Vivian ChuiOmineca Express
A stroll in the hallways of Vanderhoof’s hospital will now give visitors and staff alike the opportunity to learn, if not remember, the long-standing contributions of two notable local First Nation elders in healing.
To an audience of more than 50 community members and family, the portraits of Mary John and Sophie Thomas were ceremoniously hung in the main hallway of St. John Hospital last Friday.
As part of the hospital’s Hallways of Healing project to honour past physicians, the two Saik’uz elders’ portraits were hung first not only to acknowledge the hospital’s location on traditional Saik’uz territory, but also to recognize their contribution to the community, as well as their cultural impact on both aboriginal and non-aboriginal health care, said April Hughes, Northern Health’s Health Services Administrator for the Omineca District.
“They are traditional healers, incredible role models for the entire community — First Nations and non-First Nations — [in regards to] compassion around healing and caring for the environment, caring for each other, the land, the animals,” Hughes said. “They are emblematic of all aspects of healing and compassion.”
She added, “it’s a visual reminder to staff, and also a visual welcome to our First Nations communities to come into the facilities as well.”
Sophie Thomas: healer
With her wealth of knowledge in medicinal plants and traditional healing, Thomas had received the Queen Elizabeth II Golden Jubilee Medal in 2010 for her advocacy and education work in aboriginal culture.
In Plants and Medicines of Sophie Thomas, a copy of which now accompanies her portrait in St. John Hospital, Thomas’ respect for the environment permeated through her rules in plant collection, as she advises readers to treat the environment with respect, to not waste any part of a plant, and to be careful in taking — “do not take more than you can use.”
The publication was a result of Thomas’ wish to make her knowledge of medicinal plants and traditional aboriginal medicines to all, said Jane Young, who prepared the book with fellow UNBC professor Alex Hawley when the Saik’uz First Nation approached the university for the project in 1997.
“The book is only a small part of Sophie’s vast knowledge,” Young said. “She wanted it written with science-based botanical information, and be used for teaching in both aboriginal and non-aboriginal contexts — a marriage of traditional and Western science knowledge.”
Young recalled Thomas’s mantra, “If we look after our Earth, it will look after us. If you destroy it, you’ll destroy yourself.”

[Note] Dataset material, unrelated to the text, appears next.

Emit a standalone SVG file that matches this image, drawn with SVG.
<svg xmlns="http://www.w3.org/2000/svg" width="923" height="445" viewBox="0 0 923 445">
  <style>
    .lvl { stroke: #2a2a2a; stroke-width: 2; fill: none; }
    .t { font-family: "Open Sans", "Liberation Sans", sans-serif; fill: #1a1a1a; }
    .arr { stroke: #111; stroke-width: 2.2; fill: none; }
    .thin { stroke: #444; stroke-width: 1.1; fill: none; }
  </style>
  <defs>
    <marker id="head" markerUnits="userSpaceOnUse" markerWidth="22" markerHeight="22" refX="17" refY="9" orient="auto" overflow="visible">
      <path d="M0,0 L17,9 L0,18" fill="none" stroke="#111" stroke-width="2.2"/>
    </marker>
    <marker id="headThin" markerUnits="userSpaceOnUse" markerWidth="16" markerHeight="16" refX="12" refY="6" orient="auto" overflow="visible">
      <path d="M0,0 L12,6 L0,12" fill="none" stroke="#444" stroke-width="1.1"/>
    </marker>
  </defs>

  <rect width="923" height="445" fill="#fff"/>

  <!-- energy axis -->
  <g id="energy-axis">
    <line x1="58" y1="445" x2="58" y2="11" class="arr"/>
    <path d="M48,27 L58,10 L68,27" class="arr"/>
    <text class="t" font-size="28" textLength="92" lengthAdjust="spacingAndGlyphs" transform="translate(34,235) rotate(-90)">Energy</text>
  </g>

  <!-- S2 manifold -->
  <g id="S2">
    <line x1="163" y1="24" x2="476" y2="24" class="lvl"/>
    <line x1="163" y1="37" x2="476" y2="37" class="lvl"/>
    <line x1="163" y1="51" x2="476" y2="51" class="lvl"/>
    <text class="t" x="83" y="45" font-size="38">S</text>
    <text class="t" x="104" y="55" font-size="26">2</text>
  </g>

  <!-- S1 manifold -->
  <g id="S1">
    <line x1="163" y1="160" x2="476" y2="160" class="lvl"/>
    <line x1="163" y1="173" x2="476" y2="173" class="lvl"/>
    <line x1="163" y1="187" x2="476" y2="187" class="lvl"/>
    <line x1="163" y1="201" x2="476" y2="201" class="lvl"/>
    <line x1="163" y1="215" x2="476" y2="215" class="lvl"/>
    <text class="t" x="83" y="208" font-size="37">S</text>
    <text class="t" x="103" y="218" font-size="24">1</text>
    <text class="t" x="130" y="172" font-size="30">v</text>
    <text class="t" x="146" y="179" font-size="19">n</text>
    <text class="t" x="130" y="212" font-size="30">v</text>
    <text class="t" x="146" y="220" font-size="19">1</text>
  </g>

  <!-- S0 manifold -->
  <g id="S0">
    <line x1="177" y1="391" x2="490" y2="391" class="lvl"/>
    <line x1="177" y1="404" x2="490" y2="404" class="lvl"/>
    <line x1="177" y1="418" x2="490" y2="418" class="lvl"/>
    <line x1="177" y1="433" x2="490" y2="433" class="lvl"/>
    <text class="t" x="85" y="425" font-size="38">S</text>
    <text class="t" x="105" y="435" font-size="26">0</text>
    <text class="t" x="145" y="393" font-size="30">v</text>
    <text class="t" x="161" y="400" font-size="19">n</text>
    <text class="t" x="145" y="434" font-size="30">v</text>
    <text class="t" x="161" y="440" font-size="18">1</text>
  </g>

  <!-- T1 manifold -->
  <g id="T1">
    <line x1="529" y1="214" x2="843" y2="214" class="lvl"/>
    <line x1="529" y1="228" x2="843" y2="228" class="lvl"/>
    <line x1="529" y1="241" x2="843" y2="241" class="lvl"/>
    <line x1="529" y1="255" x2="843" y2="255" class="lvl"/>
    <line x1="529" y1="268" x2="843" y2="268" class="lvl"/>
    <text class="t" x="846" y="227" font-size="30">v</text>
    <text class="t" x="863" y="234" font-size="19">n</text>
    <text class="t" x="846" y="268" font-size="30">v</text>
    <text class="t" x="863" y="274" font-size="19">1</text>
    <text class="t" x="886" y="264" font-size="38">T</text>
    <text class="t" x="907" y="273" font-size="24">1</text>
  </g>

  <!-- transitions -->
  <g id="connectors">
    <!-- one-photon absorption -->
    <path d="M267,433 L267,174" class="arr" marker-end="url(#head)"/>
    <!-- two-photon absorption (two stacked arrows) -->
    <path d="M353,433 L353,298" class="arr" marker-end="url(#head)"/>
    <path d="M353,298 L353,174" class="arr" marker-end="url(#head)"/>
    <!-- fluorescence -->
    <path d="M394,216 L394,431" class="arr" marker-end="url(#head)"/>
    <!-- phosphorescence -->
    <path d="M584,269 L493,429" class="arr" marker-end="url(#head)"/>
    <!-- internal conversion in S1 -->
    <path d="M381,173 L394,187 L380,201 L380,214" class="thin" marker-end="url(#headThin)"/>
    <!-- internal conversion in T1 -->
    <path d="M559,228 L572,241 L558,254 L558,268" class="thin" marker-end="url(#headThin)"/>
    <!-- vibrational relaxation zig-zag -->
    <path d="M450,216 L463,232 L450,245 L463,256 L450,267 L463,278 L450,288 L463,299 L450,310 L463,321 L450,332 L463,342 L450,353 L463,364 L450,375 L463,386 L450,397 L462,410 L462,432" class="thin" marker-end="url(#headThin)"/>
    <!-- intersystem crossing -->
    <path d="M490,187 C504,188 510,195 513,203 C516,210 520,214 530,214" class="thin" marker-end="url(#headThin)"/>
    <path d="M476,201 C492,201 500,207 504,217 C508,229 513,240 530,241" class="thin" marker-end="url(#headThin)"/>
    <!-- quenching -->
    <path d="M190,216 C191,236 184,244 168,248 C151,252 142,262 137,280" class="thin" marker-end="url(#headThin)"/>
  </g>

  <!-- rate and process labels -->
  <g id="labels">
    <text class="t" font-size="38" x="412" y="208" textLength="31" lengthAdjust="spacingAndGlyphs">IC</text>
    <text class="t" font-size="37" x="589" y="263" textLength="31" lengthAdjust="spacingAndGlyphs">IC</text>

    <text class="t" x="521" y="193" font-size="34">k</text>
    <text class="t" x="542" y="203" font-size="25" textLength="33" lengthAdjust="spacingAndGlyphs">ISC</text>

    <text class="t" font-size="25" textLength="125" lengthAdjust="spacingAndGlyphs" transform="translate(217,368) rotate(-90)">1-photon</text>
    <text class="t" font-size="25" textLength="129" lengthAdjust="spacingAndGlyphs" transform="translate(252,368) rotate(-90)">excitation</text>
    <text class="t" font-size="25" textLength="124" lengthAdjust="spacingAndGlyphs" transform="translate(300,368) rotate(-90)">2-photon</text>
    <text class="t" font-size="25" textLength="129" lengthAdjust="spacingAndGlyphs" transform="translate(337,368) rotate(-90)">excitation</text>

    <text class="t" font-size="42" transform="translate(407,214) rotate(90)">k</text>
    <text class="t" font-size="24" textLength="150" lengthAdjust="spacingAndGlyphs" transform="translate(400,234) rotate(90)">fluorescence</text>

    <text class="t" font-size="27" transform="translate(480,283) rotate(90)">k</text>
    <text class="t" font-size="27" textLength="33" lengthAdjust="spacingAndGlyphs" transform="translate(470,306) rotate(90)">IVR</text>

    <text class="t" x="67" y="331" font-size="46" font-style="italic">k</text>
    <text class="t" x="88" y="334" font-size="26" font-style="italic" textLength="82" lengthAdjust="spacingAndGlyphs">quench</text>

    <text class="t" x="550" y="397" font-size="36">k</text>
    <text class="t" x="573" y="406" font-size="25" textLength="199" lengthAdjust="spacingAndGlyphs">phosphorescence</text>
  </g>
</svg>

Mary John: community leader
A recipient of the Queen Elizabeth II Golden Jubillee Medal in 2002, the Order of Canada in 1997, and Vanderhoof’s Citizen of the Year in 1978, John had first started work at the hospital as a janitor before eventually becoming a board member, as well as the institution’s first liaison with First Nation communities in the area, Hughes said.

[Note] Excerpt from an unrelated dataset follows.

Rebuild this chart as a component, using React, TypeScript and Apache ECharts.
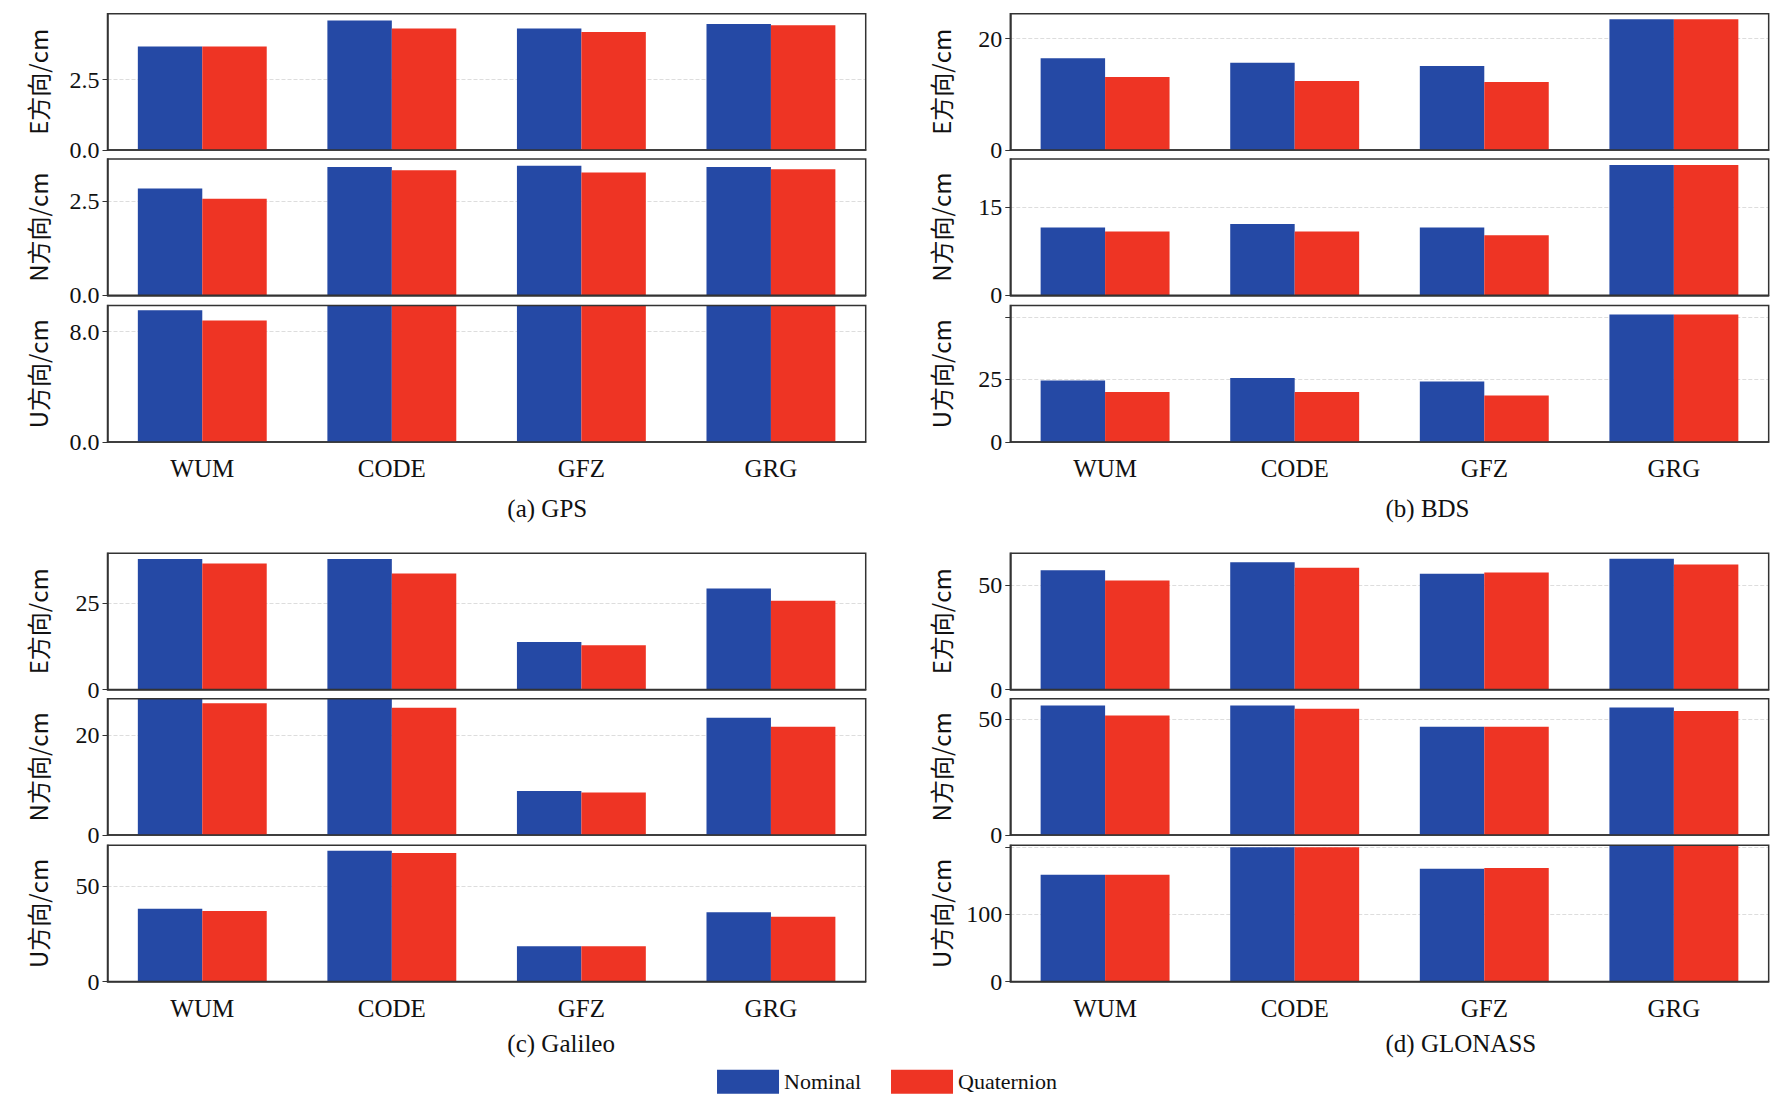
import { useEffect, useRef } from 'react'
import * as echarts from 'echarts'

const centers = ['WUM', 'CODE', 'GFZ', 'GRG']
const rowNames = ['E方向/cm', 'N方向/cm', 'U方向/cm']
const captions = ['(a) GPS', '(b) BDS', '(c) Galileo', '(d) GLONASS']

// [panel][row] values per centre
const nominal = [
  [[3.67, 4.6, 4.31, 4.47], [2.83, 3.4, 3.43, 3.4], [9.57, 12, 12, 12]],
  [[16.5, 15.7, 15.1, 23.5], [11.5, 12.1, 11.5, 22.1], [24.5, 25.5, 24.1, 50.9]],
  [[37.8, 37.8, 13.8, 29.3], [30, 30, 8.8, 23.4], [38.1, 68.5, 18.5, 36.3]],
  [[57.1, 60.9, 55.4, 62.5], [55.8, 55.8, 46.6, 54.9], [159, 200, 168, 210]],
]
const quaternion = [
  [[3.67, 4.31, 4.19, 4.43], [2.56, 3.31, 3.25, 3.34], [8.82, 12, 12, 12]],
  [[13.1, 12.4, 12.2, 23.5], [10.8, 10.8, 10.2, 22.1], [20, 20, 18.6, 50.9]],
  [[36.5, 33.6, 12.8, 25.7], [26.3, 25.4, 8.5, 21.6], [36.9, 67.3, 18.5, 33.9]],
  [[52.2, 58.2, 56, 59.8], [51.5, 54.4, 46.6, 53.4], [159, 200, 169, 210]],
]
const yMax = [[4.84, 3.61, 9.9], [24.5, 23.1, 54.5], [39.5, 27.2, 71.4], [65.2, 58.7, 203]]
const yInterval = [[2.5, 2.5, 8], [20, 15, 25], [25, 20, 50], [50, 50, 100]]
const decimals = [1, 0, 0, 0]

const SERIF = '"Liberation Serif", "Times New Roman", serif'
const CJK = '"Noto Sans CJK SC", "Liberation Serif", serif'

export default function App() {
  const ref = useRef<HTMLDivElement>(null)

  useEffect(() => {
    if (!ref.current) return
    const chart = echarts.init(ref.current, null, { renderer: 'svg' })

    const lefts = [6.06, 56.95]
    const rights = [51.2, 0.3]
    const tops = [[1.24, 14.43, 27.73], [50.2, 63.4, 76.7]]
    const h = 12.37

    const grid: any[] = []
    const xAxis: any[] = []
    const yAxis: any[] = []
    const series: any[] = []

    for (let p = 0; p < 4; p++) {
      const col = p % 2
      const band = Math.floor(p / 2)
      for (let r = 0; r < 3; r++) {
        const idx = grid.length
        const max = yMax[p][r]
        grid.push({
          left: lefts[col] + '%', right: rights[col] + '%', top: tops[band][r] + '%', height: h + '%',
          show: true, borderColor: '#333', borderWidth: 1.5, backgroundColor: 'transparent', z: 5,
        })
        xAxis.push({
          type: 'category', gridIndex: idx, data: centers,
          axisLine: { show: true, lineStyle: { color: '#333', width: 1.5 } }, axisTick: { show: false },
          axisLabel: { show: r === 2, color: '#111', fontSize: 25, fontFamily: SERIF, margin: 14 },
        })
        yAxis.push({
          type: 'value', gridIndex: idx, min: 0, max, interval: yInterval[p][r],
          name: rowNames[r], nameLocation: 'middle', nameGap: 58,
          nameTextStyle: { fontSize: 24, fontFamily: CJK, color: '#111' },
          axisLine: { show: true, lineStyle: { color: '#333', width: 1.5 } },
          axisTick: { show: true, length: 5, lineStyle: { color: '#333' } },
          axisLabel: {
            color: '#111', fontSize: 24, fontFamily: SERIF,
            showMaxLabel: false,
            formatter: (v: number) => (v > max * 0.9 ? '' : v.toFixed(decimals[p])),
          },
          splitLine: { showMinLine: false, showMaxLine: false, lineStyle: { color: '#ddd', type: 'dashed' } },
        })
        series.push({
          name: 'Nominal', type: 'bar', xAxisIndex: idx, yAxisIndex: idx,
          data: nominal[p][r], itemStyle: { color: '#2549a5' },
          barGap: '0%', barCategoryGap: '32%',
        })
        series.push({
          name: 'Quaternion', type: 'bar', xAxisIndex: idx, yAxisIndex: idx,
          data: quaternion[p][r], itemStyle: { color: '#ee3424' },
          barGap: '0%', barCategoryGap: '32%',
        })
      }
    }

    const captionTop = ['45%', '45%', '93.6%', '93.6%']
    const captionLeft = ['28.6%', '78.1%', '28.6%', '78.1%']
    const graphic = captions.map((c, i) => ({
      type: 'text', left: captionLeft[i], top: captionTop[i],
      style: { text: c, fontSize: 25, fontFamily: SERIF, fill: '#111', textAlign: 'center' },
    }))

    chart.setOption({
      animation: false,
      backgroundColor: '#fff',
      grid, xAxis, yAxis, series, graphic,
      legend: {
        data: ['Nominal', 'Quaternion'], bottom: '0.3%', left: 'center',
        icon: 'rect', itemWidth: 62, itemHeight: 24, itemGap: 30,
        textStyle: { fontSize: 22, fontFamily: SERIF, color: '#111' },
      },
    })
    return () => chart.dispose()
  }, [])

  return <div ref={ref} style={{ position: 'fixed', left: 0, top: 0, width: '100vw', height: '100vh' }} />
}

“They saw in her humanity and her ability for service and care,” she said.
In addition to the Vanderhoof Public Library’s Mary John Collection of 800 books on a broad range of First Nations topics – created after John’s death in 2004 — John’s legacy is also conveyed through her memoir Stoney Creek Woman.
An autobiography of John’s life struggles in racism, sickness, and poverty to become a leader in the community, the publication now hangs by her formal portrait in the hospital.
John had also worked to preserve the Saik’uz language through teaching local school classes and creating a dictionary with the assistance of other Saik’uz elders, said John’s granddaughter Gladys Michell.
“She was my best friend,” Michell added. “Her memory keeps going on.”
Melanie Lebatch, one of John’s granddaughters, echoed the sentiment of Saik’uz First Nation Chief Stanley Thomas at his address to the audience in the ceremony — that the hanging of the portraits is fitting yet overdue.
“I really like what Stan’s said, how it would have been nice when that had happened when they were walking the earth,” Lebatch said. “But it’s always good to do it.”
Having just graduated from training as a nurse, Lebatch commented on the disparity in Canada between the health of aboriginal and non-aboriginal people.
“Even in our community, there are many stories of health disparities for aboriginals,” she said, as she expressed her appreciation for Hughes’ words on everyone being welcome at the hospital.
“Even though people say that, a lot of people don’t feel that,” Lebatch added. “This is one of the stepping stones in the right way.”